AI systems do not cite content because it ranks well. They cite content because it provides extractable value. Creating citable content requires understanding how AI systems process and select source material.
This is not about tricks. It is about structural clarity and genuine information value.
1. The Citability Problem
Most web content is not citable. It is written as flowing narrative that requires reading in full to extract meaning. It buries facts in paragraphs. It qualifies statements with so much hedging that no discrete claim exists to cite.
AI systems need extractable information. A 2,000-word article that makes one vague point is less citable than a 500-word article with ten clear claims.
The citability problem is not about quality in the traditional sense. Well-written content can be uncitable. Mediocre writing with clear facts can be highly citable.
2. Atomic Claims
The fundamental unit of citable content is the atomic claim: a single, discrete, verifiable statement.
Not citable: “Companies generally find that CRM implementation can be challenging, with various factors affecting the timeline depending on organizational complexity and existing systems.”
Citable: “CRM implementation takes 3-12 months for mid-size companies, with the median at 6 months according to Gartner research.”
The second version states a specific fact with a source. An AI system can extract and quote it. The first version is mush.
Every piece of content should ask: what atomic claims does this contain? If the answer is “none,” the content may be well-written but it is not citable.
3. The Model Collapse Constraint
Research published in Nature by Shumailov et al. demonstrates model collapse: when AI systems train on AI-generated content, each generation produces lower quality output. The models lose information diversity and converge toward mediocrity.
This creates a constraint on citable content. AI systems increasingly need human-originated information that has not been recycled through synthetic generation.
Content that is obviously AI-generated, or that simply rewrites what other sources say, has diminishing value in this ecosystem. The premium is on original data, original analysis, original perspective.
If your content could be generated by an AI reading your competitors’ content, it adds no information value.

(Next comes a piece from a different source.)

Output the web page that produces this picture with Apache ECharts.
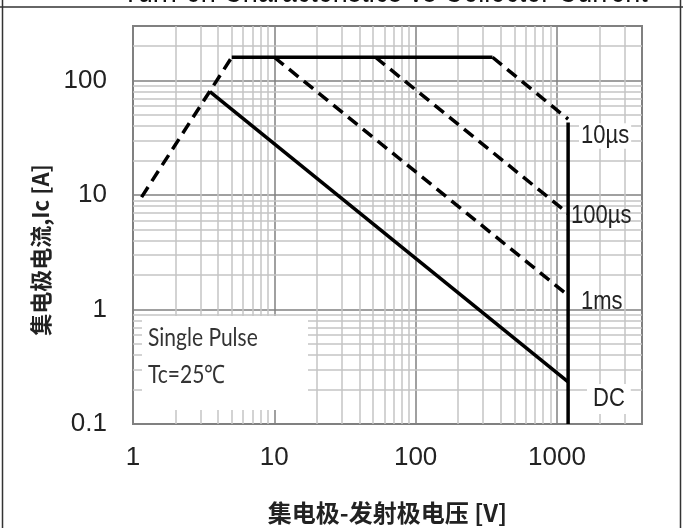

If your content contains information an AI could not generate without access to your specific data or expertise, it has genuine citability.
4. Source Density
Research from Princeton found that content which cites credible sources is more likely to be cited itself. AI systems appear to use citation patterns as trust signals.
This makes sense. Content that references authoritative sources positions itself as part of a credible information network. Content that makes claims without attribution appears less trustworthy.
The practical application: cite your sources. Not as an SEO tactic, but because source citation signals information quality.
Aim for meaningful citation density: at least one authoritative source per major claim, not just a bibliography at the end.
5. Entity Anchoring
AI systems track entities: people, organizations, brands. Content associated with recognized entities receives higher trust weighting than anonymous content.
This means citability is partially determined by who you are, not just what you write.
Strategies for entity anchoring: author bylines with credentials, clear organizational attribution, consistent entity references across content, structured data marking entity relationships, building entity recognition through consistent publication.
Anonymous content from generic sites has lower entity signals. Content from recognized experts or organizations has higher signals.
This is not about fame. It is about establishing consistent entity recognition in the knowledge graphs AI systems use.
6. Structural Extractability
Content structure affects AI extractability.
Headers matter: They signal topic organization and help AI systems map content to questions.
Lists matter: They present discrete items AI systems can reference individually.
Short paragraphs matter: They contain more extractable claims per unit than long paragraphs.
Consistent formatting matters: It helps AI systems parse content reliably.
The goal is not to write for robots. The goal is to write clearly enough that both humans and AI systems can extract value.
7. Information Gain Strategy
Google’s Information Gain concept applies intensely to GEO. If your content says only what every other source says, AI systems have no reason to cite you specifically.
Strategies for information gain:
Proprietary data: Surveys, studies, internal metrics that no one else has.
Original analysis: Unique interpretation of public data.
Expert perspective: Insights from domain expertise that generic content lacks.
Contrarian positions: Perspectives that differ from consensus with clear reasoning.
Specific examples: Case studies and concrete instances that generalities lack.
The premium is on uniqueness. Generic content optimized for keywords is precisely what AI systems can synthesize from any source. You cannot compete by being interchangeable.
8. The Practical Framework
For each piece of content, apply this framework:
Claim audit: List the specific, discrete claims the content makes. If the list is short or vague, revise for clarity.
Source audit: Check that significant claims have authoritative source attribution.
Entity audit: Verify the content is clearly associated with a recognizable entity.
Uniqueness audit: Identify what information this content provides that competitors do not.
Structure audit: Confirm headers, formatting, and organization support extraction.
Content that passes all five audits has high citability potential. Content that fails multiple audits should be revised or reconsidered.
The Real Conclusion
Creating citable content is harder than creating SEO content. It requires genuine information value, not just keyword matching.
This is actually good news for organizations with real expertise. The AI-mediated information ecosystem favors those who have something unique to say over those who are best at gaming algorithms.
The barrier to entry is higher. The advantage for those who clear it is also higher.
The web is drowning in content. AI systems are searching for signal. Make sure you are signal, not noise.
Sources:
- Shumailov et al.: “The Curse of Recursion” Nature (2024)
- Princeton/Georgia Tech/IIT Delhi: GEO research (2024)
- Google Information Gain patent: US20200349169A1
- E-E-A-T guidelines: Google Search Quality Rater Guidelines
- Structured data documentation: Schema.org